Dovevo, da quel giorno, appassionarmi alla corrida, sino a divenire quel che in Spagna si chiama aficionado. Dovevo assistere a molte corride, aver l´onore di conoscere Dominguin e, più tardi, di scrivere il suo necrologio. Di ascoltare addirittura da Hemingway una racconto che avrei rozzamente inserito in un libro, "Zoo", per mia fortuna a sua insaputa.
Ciò detto, mi si consenta una opinione, del tutto personale, sulla decisione presa oggi dai rappresentanti dei miei amici - ne ho più d´uno - catalani.

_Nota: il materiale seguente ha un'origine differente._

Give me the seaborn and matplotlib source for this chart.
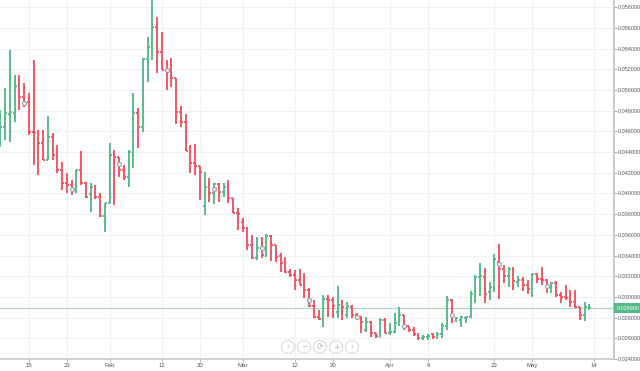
import numpy as np
import pandas as pd
import matplotlib
matplotlib.use("Agg")
import matplotlib.pyplot as plt
import matplotlib.dates as mdates
import matplotlib.transforms as mtransforms
from matplotlib.patches import Ellipse
import seaborn as sns

# ---------------- data ----------------
start_date = "2018-01-09"

opens = [0.04517, 0.04642, 0.04768, 0.04777, 0.05038, 0.04932, 0.04884, 0.04594, 0.04497, 0.04488,
         0.04323, 0.04546, 0.04372, 0.04227, 0.04101, 0.04082, 0.04014, 0.04227, 0.04101, 0.03995,
         0.04034, 0.03966, 0.03782, 0.03908, 0.04372, 0.04352, 0.04227, 0.04159, 0.04401, 0.04777,
         0.04642, 0.05299, 0.05415, 0.05608, 0.05367, 0.05193, 0.05173, 0.05116, 0.04787, 0.04690,
         0.04410, 0.04294, 0.04265, 0.03879, 0.04034, 0.04005, 0.04092, 0.04014, 0.04082, 0.03956,
         0.03811, 0.03724, 0.03666, 0.03502, 0.03377, 0.03473, 0.03406, 0.03589, 0.03502, 0.03396,
         0.03328, 0.03241, 0.03212, 0.03164, 0.03116, 0.03068, 0.02913, 0.02807, 0.02788, 0.02981,
         0.02971, 0.02855, 0.02923, 0.02826, 0.02903, 0.02826, 0.02807, 0.02681, 0.02759, 0.02652,
         0.02613, 0.02778, 0.02652, 0.02662, 0.02749, 0.02826, 0.02720, 0.02681, 0.02643, 0.02604,
         0.02613, 0.02643, 0.02613, 0.02643, 0.02720, 0.02971, 0.02778, 0.02778, 0.02797, 0.02807,
         0.03029, 0.03193, 0.03193, 0.03048, 0.03097, 0.03338, 0.03271, 0.03203, 0.03271, 0.03145,
         0.03164, 0.03116, 0.03077, 0.03222, 0.03174, 0.03164, 0.03048, 0.03135, 0.03019, 0.03000,
         0.02990, 0.02952, 0.02903, 0.02826, 0.02884]

highs = [0.04806, 0.05019, 0.05386, 0.05144, 0.05144, 0.05067, 0.04971, 0.05289, 0.04613, 0.04613,
         0.04748, 0.04584, 0.04468, 0.04304, 0.04198, 0.04130, 0.04227, 0.04410, 0.04111, 0.04101,
         0.04082, 0.04005, 0.03908, 0.04488, 0.04420, 0.04352, 0.04275, 0.04420, 0.04971, 0.04826,
         0.05309, 0.05512, 0.05898, 0.05705, 0.05560, 0.05289, 0.05309, 0.05116, 0.04845, 0.04768,
         0.04468, 0.04478, 0.04265, 0.04207, 0.04150, 0.04101, 0.04101, 0.04101, 0.04130, 0.03956,
         0.03860, 0.03763, 0.03676, 0.03599, 0.03580, 0.03580, 0.03609, 0.03599, 0.03502, 0.03425,
         0.03386, 0.03271, 0.03261, 0.03271, 0.03232, 0.03087, 0.02971, 0.02874, 0.03019, 0.03019,
         0.03000, 0.03106, 0.02971, 0.02952, 0.02923, 0.02845, 0.02817, 0.02807, 0.02768, 0.02652,
         0.02797, 0.02797, 0.02749, 0.02845, 0.02903, 0.02826, 0.02720, 0.02711, 0.02652, 0.02633,
         0.02643, 0.02652, 0.02662, 0.02749, 0.03010, 0.02981, 0.02807, 0.02817, 0.02817, 0.03058,
         0.03212, 0.03328, 0.03280, 0.03145, 0.03415, 0.03512, 0.03309, 0.03290, 0.03290, 0.03203,
         0.03193, 0.03164, 0.03232, 0.03232, 0.03290, 0.03174, 0.03145, 0.03155, 0.03048, 0.03116,
         0.03068, 0.03068, 0.02903, 0.02952, 0.02932]

lows = [0.04449, 0.04517, 0.04497, 0.04690, 0.04806, 0.04835, 0.04565, 0.04275, 0.04179, 0.04323,
        0.04323, 0.04323, 0.04198, 0.04034, 0.04005, 0.03985, 0.04005, 0.04082, 0.03956, 0.03821,
        0.03947, 0.03773, 0.03628, 0.03908, 0.03889, 0.04159, 0.04130, 0.04063, 0.04246, 0.04439,
        0.04594, 0.05077, 0.05289, 0.05164, 0.05193, 0.05000, 0.05029, 0.04671, 0.04642, 0.04410,
        0.04198, 0.04179, 0.03937, 0.03792, 0.03918, 0.03898, 0.03918, 0.03966, 0.03908, 0.03811,
        0.03647, 0.03628, 0.03454, 0.03367, 0.03357, 0.03377, 0.03386, 0.03348, 0.03338, 0.03241,
        0.03232, 0.03193, 0.03068, 0.03116, 0.02990, 0.02903, 0.02797, 0.02778, 0.02711, 0.02807,
        0.02797, 0.02797, 0.02778, 0.02797, 0.02797, 0.02797, 0.02652, 0.02662, 0.02613, 0.02604,
        0.02613, 0.02652, 0.02633, 0.02652, 0.02720, 0.02681, 0.02662, 0.02623, 0.02585, 0.02585,
        0.02585, 0.02594, 0.02594, 0.02604, 0.02681, 0.02749, 0.02759, 0.02711, 0.02749, 0.02797,
        0.02942, 0.03010, 0.02942, 0.02971, 0.03048, 0.02981, 0.03135, 0.03097, 0.03068, 0.03097,
        0.03058, 0.03029, 0.03000, 0.03135, 0.03116, 0.03039, 0.03039, 0.03000, 0.02942, 0.02971,
        0.02903, 0.02894, 0.02778, 0.02768, 0.02880]

closes = [0.04642, 0.04777, 0.04787, 0.05038, 0.04932, 0.04874, 0.04594, 0.04584, 0.04488, 0.04323,
          0.04546, 0.04372, 0.04227, 0.04101, 0.04082, 0.04043, 0.04227, 0.04101, 0.03966, 0.04063,
          0.03966, 0.03782, 0.03908, 0.04372, 0.04352, 0.04227, 0.04159, 0.04401, 0.04777, 0.04642,
          0.05299, 0.05415, 0.05608, 0.05367, 0.05193, 0.05173, 0.05116, 0.04787, 0.04690, 0.04410,
          0.04294, 0.04265, 0.04207, 0.04063, 0.04005, 0.04092, 0.04014, 0.04063, 0.03956, 0.03811,
          0.03802, 0.03666, 0.03502, 0.03377, 0.03473, 0.03406, 0.03589, 0.03502, 0.03386, 0.03328,
          0.03241, 0.03212, 0.03164, 0.03116, 0.03068, 0.02913, 0.02807, 0.02788, 0.02981, 0.02971,
          0.02913, 0.02923, 0.02903, 0.02913, 0.02826, 0.02807, 0.02759, 0.02759, 0.02652, 0.02623,
          0.02778, 0.02652, 0.02662, 0.02749, 0.02826, 0.02720, 0.02681, 0.02643, 0.02604, 0.02613,
          0.02623, 0.02613, 0.02643, 0.02720, 0.02971, 0.02817, 0.02797, 0.02807, 0.02807, 0.03029,
          0.03193, 0.03203, 0.03029, 0.03097, 0.03367, 0.03271, 0.03203, 0.03271, 0.03155, 0.03164,
          0.03116, 0.03077, 0.03222, 0.03174, 0.03164, 0.03106, 0.03135, 0.03019, 0.03000, 0.02990,
          0.02952, 0.02903, 0.02826, 0.02903, 0.02890]

# event markers (bar index, value)
marker_idx = [5, 15, 25, 35, 45, 55, 65, 75, 85, 95, 105, 115]
marker_vals = [0.04874, 0.04043, 0.04285, 0.05193, 0.04043, 0.03473, 0.02971, 0.02807,
               0.02720, 0.02826, 0.03319, 0.03106]

xtick_dates = ["2018-01-15", "2018-01-23", "2018-02-01", "2018-02-12", "2018-02-20",
               "2018-03-01", "2018-03-12", "2018-03-20", "2018-04-01", "2018-04-09",
               "2018-04-23", "2018-05-01", "2018-05-14"]
xtick_labels = ["15", "23", "Feb", "12", "20", "Mar", "12", "20", "Apr", "9", "23", "May", "14"]

ytick_vals = [0.024, 0.026, 0.028, 0.030, 0.032, 0.034, 0.036, 0.038, 0.040, 0.042,
              0.044, 0.046, 0.048, 0.050, 0.052, 0.054, 0.056, 0.058]

last_price = 0.0289
last_label = "0.028900"

# ---------------- style ----------------
UP = "#53b987"
DOWN = "#f4515f"
GRID = "#edf1f6"

sns.set_theme(style="white")
plt.rcParams["font.family"] = ["Liberation Sans", "DejaVu Sans"]

fig = plt.figure(figsize=(6.4, 3.71), dpi=100)
ax = fig.add_axes([0.0, 12 / 371, 614 / 640, 359 / 371])

dates = pd.date_range(start_date, periods=len(opens), freq="D")
x = mdates.date2num(dates.to_pydatetime())
o = np.array(opens); h = np.array(highs); l = np.array(lows); c = np.array(closes)
cols = np.where(c >= o, UP, DOWN)

# grid
for d in xtick_dates:
    ax.axvline(mdates.date2num(pd.Timestamp(d)), color=GRID, lw=0.8, zorder=0)
for v in ytick_vals:
    ax.axhline(v, color=GRID, lw=0.8, zorder=0)

# current price line
ax.axhline(last_price, color="#a9d9c0", lw=0.8, zorder=1)

# OHLC bars
lw = 1.35
tick = 0.4
ax.vlines(x, l, h, colors=cols, lw=lw, zorder=2)
ax.hlines(o, x - tick, x, colors=cols, lw=lw, zorder=2)
ax.hlines(c, x, x + tick, colors=cols, lw=lw, zorder=2)

# event markers
mdf = pd.DataFrame({"date": [dates[i] for i in marker_idx], "val": marker_vals})
sns.scatterplot(data=mdf, x="date", y="val", ax=ax, s=9, color="#ececec",
                edgecolor="#9c9c9c", linewidth=0.7, zorder=3, legend=False)

# axes limits
x0 = mdates.date2num(pd.Timestamp(start_date)) - 0.1
ax.set_xlim(x0, x0 + 614 / 4.75)
ax.set_ylim(0.02401, 0.05869)

# ticks
FS = 3.9
ax.yaxis.tick_right()
ax.set_yticks(ytick_vals)
ax.set_yticklabels([f"{v:.6f}" for v in ytick_vals])
ax.set_xticks([mdates.date2num(pd.Timestamp(d)) for d in xtick_dates])
ax.set_xticklabels(xtick_labels)
ax.tick_params(axis="y", which="both", right=True, left=False, length=2.0, width=0.6,
               color="#9a9a9a", labelsize=FS, labelcolor="#555555", pad=1.0)
ax.tick_params(axis="x", which="both", bottom=True, length=2, width=0.6,
               color="#b0b0b0", labelsize=4.4, labelcolor="#555555", pad=1.2)
ax.set_xlabel("")
ax.set_ylabel("")

for s in ["top", "left"]:
    ax.spines[s].set_visible(False)
ax.spines["right"].set_color("#c8c8c8")
ax.spines["right"].set_linewidth(1.4)
ax.spines["bottom"].set_color("#d0d0d0")
ax.spines["bottom"].set_linewidth(1.4)
ax.set_facecolor("white")

# current price label on the axis
trans = mtransforms.blended_transform_factory(ax.transAxes, ax.transData)
ax.text(1.0045, last_price, last_label, transform=trans, ha="left", va="center",
        fontsize=FS, color="white", clip_on=False, zorder=5,
        bbox=dict(boxstyle="square,pad=0.45", fc=UP, ec="none"))

# navigation buttons
btn_x = [288, 304, 320, 336, 352]
btn_sym = ["\u2039", "\u2212", "\u27f3", "+", "\u203a"]
for bx, sym in zip(btn_x, btn_sym):
    fx, fy = bx / 640, (371 - 347) / 371
    e = Ellipse((fx, fy), 13 / 640, 13 / 371, transform=fig.transFigure,
                fc="white", ec="#d9d9d9", lw=0.8, zorder=10)
    fig.patches.append(e)
    fig.text(fx, fy, sym, ha="center", va="center", fontsize=5.5, color="#b5b5b5",
             zorder=11, family=["DejaVu Sans"])

fig.savefig("out.png", dpi=100)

L´abolizione della corrida in Catalogna. L´abolizione del rito in cui l´uomo si ritrova di fronte a quello che rappresenta, insieme, la brutalità e la morte, e riesce a sconfiggerle, con il coraggio, l´intelligenza, il dominio di sé.
Quei politici hanno creduto all´opinione degli animalisti che ritengono la corrida una incivile crudeltà, ignorandone la storia e i simboli.
Mi domando quanti di essi abbiano mai visitato un macello, o ancor meglio una fabbrica in cui i suini entrano camminando ed escono da una catena di montaggio trasformati in salami.
Mi domando quanti di essi siano rigidamente vegetariani.
Mi pare infatti non solo tollerabile, ma estremamente logico che chi ha voluto prendere una decisione creduta banalmente moderna non si permetta mai più di inghiottire un boccone di carne.
Fossi un cronista spagnolo li seguirei al ristorante, i politici, per fotografarli, e svergognarli per la loro ipocrisia.
Adoro la Catalogna, ne conosco un poco la lingua, che non oso definire dialetto. Sono stato ospite di amici tennisti a partire dai miei vent´anni, e tuttora mi incanta la compagnia di colleghi giornalisti, durante i tornei di tennis.
La Catalogna è intrisa di qualità che certo ne fanno un esempio tra molte altre regioni europee. Aver abolito un rito antichissimo e simbolico quale la corrida, senza al contempo vietare il consumo della carne, l´uccisione meccanica degli animali, è un atto non meno incivile che iniquo.